## TASK TO COMPLETE
Hand back each line, unchanged, from the top down to the line where "32.2, 31, 30]" sits.

Begin GIVEN DATA

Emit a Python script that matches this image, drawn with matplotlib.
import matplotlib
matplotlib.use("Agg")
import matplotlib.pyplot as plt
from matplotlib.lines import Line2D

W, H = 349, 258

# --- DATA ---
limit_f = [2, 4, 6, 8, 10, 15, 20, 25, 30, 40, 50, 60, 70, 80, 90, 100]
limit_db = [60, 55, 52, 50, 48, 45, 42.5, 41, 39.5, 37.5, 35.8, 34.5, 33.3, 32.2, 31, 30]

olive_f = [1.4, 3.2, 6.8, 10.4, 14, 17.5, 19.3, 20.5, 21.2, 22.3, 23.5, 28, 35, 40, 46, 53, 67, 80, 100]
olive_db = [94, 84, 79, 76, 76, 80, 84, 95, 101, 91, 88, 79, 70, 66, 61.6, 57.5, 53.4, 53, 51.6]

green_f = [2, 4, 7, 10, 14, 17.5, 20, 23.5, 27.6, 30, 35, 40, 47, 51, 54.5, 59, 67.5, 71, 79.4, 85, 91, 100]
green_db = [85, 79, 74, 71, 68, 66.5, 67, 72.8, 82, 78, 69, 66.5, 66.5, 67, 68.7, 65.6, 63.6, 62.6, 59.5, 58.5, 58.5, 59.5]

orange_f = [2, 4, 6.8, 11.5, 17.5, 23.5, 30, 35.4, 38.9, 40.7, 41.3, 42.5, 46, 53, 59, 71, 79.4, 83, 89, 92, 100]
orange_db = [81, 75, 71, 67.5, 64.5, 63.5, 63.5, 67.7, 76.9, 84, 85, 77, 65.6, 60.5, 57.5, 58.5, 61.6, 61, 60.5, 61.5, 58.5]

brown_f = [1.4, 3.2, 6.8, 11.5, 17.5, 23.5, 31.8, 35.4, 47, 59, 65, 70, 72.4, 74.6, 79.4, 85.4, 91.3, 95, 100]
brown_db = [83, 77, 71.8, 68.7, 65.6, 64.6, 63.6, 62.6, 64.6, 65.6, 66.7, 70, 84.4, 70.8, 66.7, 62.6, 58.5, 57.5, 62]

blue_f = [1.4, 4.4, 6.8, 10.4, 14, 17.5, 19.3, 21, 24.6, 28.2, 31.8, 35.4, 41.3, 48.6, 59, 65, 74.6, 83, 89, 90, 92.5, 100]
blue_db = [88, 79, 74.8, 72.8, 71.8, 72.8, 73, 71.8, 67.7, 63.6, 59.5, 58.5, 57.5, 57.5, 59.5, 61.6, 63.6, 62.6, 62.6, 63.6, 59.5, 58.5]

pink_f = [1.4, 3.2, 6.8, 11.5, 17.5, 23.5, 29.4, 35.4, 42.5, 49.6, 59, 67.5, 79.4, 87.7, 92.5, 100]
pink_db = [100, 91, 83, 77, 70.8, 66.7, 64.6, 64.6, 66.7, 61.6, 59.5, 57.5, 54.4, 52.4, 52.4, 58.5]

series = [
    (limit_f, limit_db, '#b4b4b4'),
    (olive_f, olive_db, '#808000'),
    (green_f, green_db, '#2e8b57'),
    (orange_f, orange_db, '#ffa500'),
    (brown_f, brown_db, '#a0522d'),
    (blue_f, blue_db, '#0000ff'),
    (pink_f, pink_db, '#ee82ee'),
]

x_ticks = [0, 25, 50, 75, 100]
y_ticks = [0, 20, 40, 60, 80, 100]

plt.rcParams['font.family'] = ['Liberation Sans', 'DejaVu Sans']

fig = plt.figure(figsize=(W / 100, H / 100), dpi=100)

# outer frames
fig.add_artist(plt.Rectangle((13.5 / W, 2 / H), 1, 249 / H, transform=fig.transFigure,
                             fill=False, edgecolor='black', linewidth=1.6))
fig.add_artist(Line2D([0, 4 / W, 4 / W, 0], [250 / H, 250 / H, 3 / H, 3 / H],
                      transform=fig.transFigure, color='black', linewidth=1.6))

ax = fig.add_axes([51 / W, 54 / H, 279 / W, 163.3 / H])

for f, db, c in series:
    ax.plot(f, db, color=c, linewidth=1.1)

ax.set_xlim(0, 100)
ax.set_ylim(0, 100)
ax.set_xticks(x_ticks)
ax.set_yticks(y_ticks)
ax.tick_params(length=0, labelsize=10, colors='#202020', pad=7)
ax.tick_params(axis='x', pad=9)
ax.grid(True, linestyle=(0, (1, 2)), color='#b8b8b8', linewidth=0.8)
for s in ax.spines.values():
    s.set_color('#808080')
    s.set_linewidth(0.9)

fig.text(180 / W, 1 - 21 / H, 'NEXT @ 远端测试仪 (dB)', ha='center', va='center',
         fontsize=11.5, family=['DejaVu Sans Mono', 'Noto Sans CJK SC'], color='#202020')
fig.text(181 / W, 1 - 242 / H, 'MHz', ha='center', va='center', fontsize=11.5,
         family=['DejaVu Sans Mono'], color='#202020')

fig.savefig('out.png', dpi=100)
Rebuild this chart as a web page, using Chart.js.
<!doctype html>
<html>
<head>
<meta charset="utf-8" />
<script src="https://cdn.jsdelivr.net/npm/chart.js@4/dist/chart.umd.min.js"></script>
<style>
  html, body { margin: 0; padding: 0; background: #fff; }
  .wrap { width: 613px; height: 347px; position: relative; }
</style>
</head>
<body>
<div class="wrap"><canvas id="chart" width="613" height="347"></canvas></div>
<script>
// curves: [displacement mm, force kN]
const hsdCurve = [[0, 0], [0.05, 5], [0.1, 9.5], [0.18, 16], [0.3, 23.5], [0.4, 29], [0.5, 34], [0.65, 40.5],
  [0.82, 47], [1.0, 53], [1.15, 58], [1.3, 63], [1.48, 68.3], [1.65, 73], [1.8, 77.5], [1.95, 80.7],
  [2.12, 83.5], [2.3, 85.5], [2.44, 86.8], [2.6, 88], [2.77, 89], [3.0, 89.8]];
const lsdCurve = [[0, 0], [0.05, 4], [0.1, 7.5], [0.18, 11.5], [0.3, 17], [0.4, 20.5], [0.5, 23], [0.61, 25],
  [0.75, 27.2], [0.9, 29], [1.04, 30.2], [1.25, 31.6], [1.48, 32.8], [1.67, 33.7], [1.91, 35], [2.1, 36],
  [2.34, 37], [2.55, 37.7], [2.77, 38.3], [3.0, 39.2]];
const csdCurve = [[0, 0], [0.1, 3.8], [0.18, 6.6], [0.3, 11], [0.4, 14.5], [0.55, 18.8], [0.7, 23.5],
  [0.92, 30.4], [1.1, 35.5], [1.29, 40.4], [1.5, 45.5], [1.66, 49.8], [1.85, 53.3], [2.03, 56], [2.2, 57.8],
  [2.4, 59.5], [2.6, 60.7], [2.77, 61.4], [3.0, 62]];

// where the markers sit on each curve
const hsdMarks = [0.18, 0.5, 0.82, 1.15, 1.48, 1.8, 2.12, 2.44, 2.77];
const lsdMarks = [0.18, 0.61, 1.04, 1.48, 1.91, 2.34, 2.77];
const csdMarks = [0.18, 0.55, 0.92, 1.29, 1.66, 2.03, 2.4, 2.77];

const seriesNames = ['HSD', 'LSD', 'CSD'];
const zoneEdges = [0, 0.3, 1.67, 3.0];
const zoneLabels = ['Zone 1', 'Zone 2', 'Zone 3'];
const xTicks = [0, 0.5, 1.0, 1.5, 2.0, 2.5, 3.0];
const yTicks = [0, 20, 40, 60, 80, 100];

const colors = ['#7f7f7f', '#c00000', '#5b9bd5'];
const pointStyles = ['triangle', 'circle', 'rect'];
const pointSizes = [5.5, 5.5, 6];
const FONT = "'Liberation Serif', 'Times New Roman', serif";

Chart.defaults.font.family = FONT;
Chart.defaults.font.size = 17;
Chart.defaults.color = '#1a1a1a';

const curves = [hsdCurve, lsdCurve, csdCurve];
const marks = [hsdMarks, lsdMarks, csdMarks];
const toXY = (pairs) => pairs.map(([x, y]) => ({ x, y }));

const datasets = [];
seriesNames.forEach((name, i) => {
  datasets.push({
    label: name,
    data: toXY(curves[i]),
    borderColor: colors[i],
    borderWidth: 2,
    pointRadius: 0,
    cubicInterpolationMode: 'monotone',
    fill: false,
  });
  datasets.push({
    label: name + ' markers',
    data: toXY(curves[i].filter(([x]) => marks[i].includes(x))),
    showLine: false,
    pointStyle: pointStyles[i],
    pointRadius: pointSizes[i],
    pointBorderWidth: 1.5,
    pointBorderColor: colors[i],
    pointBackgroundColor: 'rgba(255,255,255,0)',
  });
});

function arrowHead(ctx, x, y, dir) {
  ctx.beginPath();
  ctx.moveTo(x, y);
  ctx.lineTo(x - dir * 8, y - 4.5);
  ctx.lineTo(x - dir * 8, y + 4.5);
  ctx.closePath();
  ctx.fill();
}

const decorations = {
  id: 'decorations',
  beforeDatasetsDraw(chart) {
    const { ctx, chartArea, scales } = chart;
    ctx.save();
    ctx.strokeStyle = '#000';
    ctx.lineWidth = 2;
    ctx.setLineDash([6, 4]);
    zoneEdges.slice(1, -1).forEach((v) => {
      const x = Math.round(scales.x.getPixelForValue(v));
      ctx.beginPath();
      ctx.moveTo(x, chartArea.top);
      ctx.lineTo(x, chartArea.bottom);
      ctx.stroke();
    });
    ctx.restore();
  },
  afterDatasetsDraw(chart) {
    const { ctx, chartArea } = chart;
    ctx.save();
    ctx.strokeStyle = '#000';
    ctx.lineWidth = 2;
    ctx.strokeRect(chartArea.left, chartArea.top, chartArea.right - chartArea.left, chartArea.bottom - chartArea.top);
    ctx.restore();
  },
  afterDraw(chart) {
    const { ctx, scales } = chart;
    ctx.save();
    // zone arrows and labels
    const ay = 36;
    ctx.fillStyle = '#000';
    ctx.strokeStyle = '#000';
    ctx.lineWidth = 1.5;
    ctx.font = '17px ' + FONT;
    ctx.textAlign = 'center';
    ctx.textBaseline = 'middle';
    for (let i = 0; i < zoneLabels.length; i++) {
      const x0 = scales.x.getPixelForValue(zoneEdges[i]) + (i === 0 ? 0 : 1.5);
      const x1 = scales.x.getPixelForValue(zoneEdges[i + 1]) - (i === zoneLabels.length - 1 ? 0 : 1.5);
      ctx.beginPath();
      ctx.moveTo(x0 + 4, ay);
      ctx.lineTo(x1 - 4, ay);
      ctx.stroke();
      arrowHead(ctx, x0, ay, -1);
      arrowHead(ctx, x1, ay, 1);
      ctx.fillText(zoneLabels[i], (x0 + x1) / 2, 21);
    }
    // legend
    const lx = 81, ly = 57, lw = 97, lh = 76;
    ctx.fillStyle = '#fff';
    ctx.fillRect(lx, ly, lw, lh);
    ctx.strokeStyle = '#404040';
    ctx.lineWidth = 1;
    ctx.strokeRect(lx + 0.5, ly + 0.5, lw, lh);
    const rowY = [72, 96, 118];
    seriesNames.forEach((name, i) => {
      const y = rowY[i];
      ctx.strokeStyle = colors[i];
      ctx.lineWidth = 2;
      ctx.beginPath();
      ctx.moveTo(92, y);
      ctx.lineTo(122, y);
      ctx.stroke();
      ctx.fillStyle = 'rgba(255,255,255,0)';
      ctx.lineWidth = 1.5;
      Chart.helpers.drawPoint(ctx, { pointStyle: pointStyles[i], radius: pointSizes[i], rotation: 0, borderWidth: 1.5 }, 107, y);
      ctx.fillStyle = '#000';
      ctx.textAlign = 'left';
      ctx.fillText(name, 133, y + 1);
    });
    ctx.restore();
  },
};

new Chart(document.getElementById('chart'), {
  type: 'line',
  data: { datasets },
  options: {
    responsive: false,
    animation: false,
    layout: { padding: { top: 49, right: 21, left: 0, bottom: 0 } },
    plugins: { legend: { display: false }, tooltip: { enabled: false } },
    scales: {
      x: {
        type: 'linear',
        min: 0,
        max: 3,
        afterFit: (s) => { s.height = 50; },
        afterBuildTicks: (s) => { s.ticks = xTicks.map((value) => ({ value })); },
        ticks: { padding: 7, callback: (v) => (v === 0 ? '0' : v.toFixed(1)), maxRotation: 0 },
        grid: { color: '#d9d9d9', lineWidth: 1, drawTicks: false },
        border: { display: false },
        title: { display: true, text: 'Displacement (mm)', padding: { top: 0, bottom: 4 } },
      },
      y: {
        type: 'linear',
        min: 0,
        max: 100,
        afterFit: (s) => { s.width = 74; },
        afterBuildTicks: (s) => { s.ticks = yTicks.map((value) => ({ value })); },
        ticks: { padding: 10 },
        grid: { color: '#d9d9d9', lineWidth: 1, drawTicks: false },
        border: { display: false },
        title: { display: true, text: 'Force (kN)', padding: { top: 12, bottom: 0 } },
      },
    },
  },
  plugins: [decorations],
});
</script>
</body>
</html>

End GIVEN DATA

## THE COMPLETED TASK
Emit a Python script that matches this image, drawn with matplotlib.
import matplotlib
matplotlib.use("Agg")
import matplotlib.pyplot as plt
from matplotlib.lines import Line2D

W, H = 349, 258

# --- DATA ---
limit_f = [2, 4, 6, 8, 10, 15, 20, 25, 30, 40, 50, 60, 70, 80, 90, 100]
limit_db = [60, 55, 52, 50, 48, 45, 42.5, 41, 39.5, 37.5, 35.8, 34.5, 33.3, 32.2, 31, 30]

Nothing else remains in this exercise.